"His words and actions over the last several days," Klarman said, "are so shockingly unacceptable in our diverse and democratic society that it is simply unthinkable that Donald Trump could become our president."
The sprint of traditionally conservative billionaires away from the Republican Party paints a rather striking picture, particularly during a year in which anger against establishment politics has reached a fever pitch.
Despite being a billionaire himself, a critique of the donor class was a central component of Trump's success throughout the primary process.
Hillary Clinton, for her part, attempted to inflate her progressive credentials in the face of a primary opponent, Bernie Sanders, who consistently outflanked her from the left. Sanders emphasized Clinton's unprincipled fundraising, arguing that a candidate who takes significant money from Wall Street and the billionaire class cannot possibly address the concerns of the public at large.
The Clinton campaign, however, seems unconcerned with alienating progressives already skeptical of her platform; As the New York Times reports, she is "aggressively courting Republican leaders" and billionaires, hoping to firmly establish a base of support among the nations deep-pocketed elites.
But facing an economy that has failed to deliver for working families, most Americans are not likely to be charmed by what CNN has called "The Hillary Clinton Billionaires Club."
Over the last several decades, Americans have seen the middle class rapidly decline; they have seen wages stagnate; and they have seen those in the very highest income brackets, including the billionaires now lining up in support of Hillary Clinton, reap lavish rewards.
An analysis by the Economic Policy Institute (EPI) has noted these striking disparities.
"Wages of the top 1.0 percent rose 149.4 percent from 1979 to 2014, while the top 0.1 percent — the very highest earners — had earnings grow at least twice as quickly, up 324.4 percent since 1979," EPI notes.
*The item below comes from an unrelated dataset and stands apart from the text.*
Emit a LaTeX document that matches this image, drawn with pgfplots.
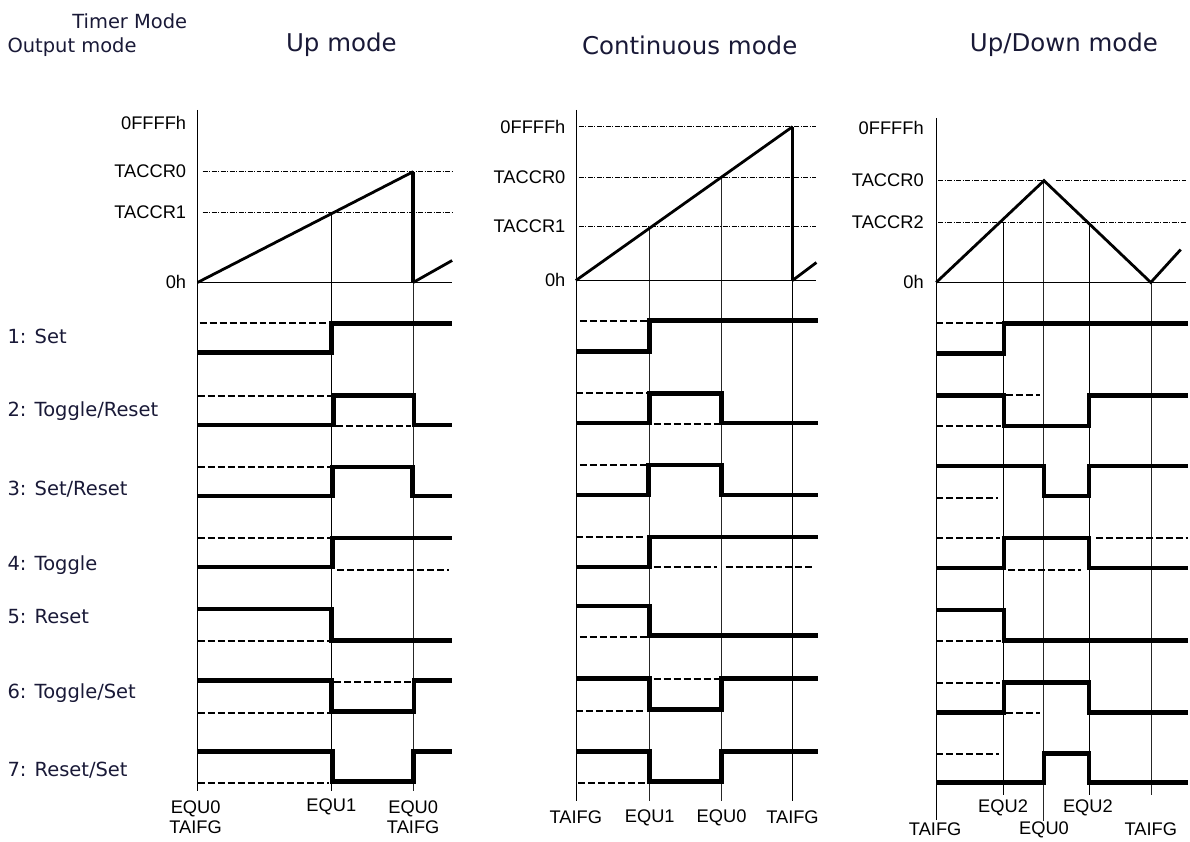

Meanwhile, "The annual earnings of the bottom 90 percent rose just 16.7 percent from 1979 to 2014, but grew by only 1.0 percent since broad-based earnings stagnation began in 2002."
After running a campaign in which she promised to address the concerns of working Americans who have been devastated by soaring inequality and corporate trade policies, it is improbable that Hillary Clinton's growing list of billionaire backers will assuage those who are wary of her ties to special interests and of her commitment to what Bernie Sanders repeatedly called "establishment economics" — economics that have only served to worsen the conditions of the most vulnerable.
"Intuitively people think that rich people have too much power over politics," Sanders delegate Jonathan Tasini told Politico. "Will she go ahead as president and implement the Democratic Party platform's main issues? That's something that is of great concern to people, and certainly a significant part of the Sanders base needs to be convinced that this is the case."
Hillary Clinton's acceptance of the support of prominent billionaires — most of whom have been either hostile or indifferent toward progressive attempts to address America's unsustainable inequities — is not a compelling argument in favor of the notion that she will address the scourge of money in politics. In fact, it seems to be quite a good argument for the opposite case: that Clinton is doing what Democrats have done for decades — pivoting to the center and abandoning those pushing back against the disproportionate influence exerted by self-interested billionaires and corporations over the political process.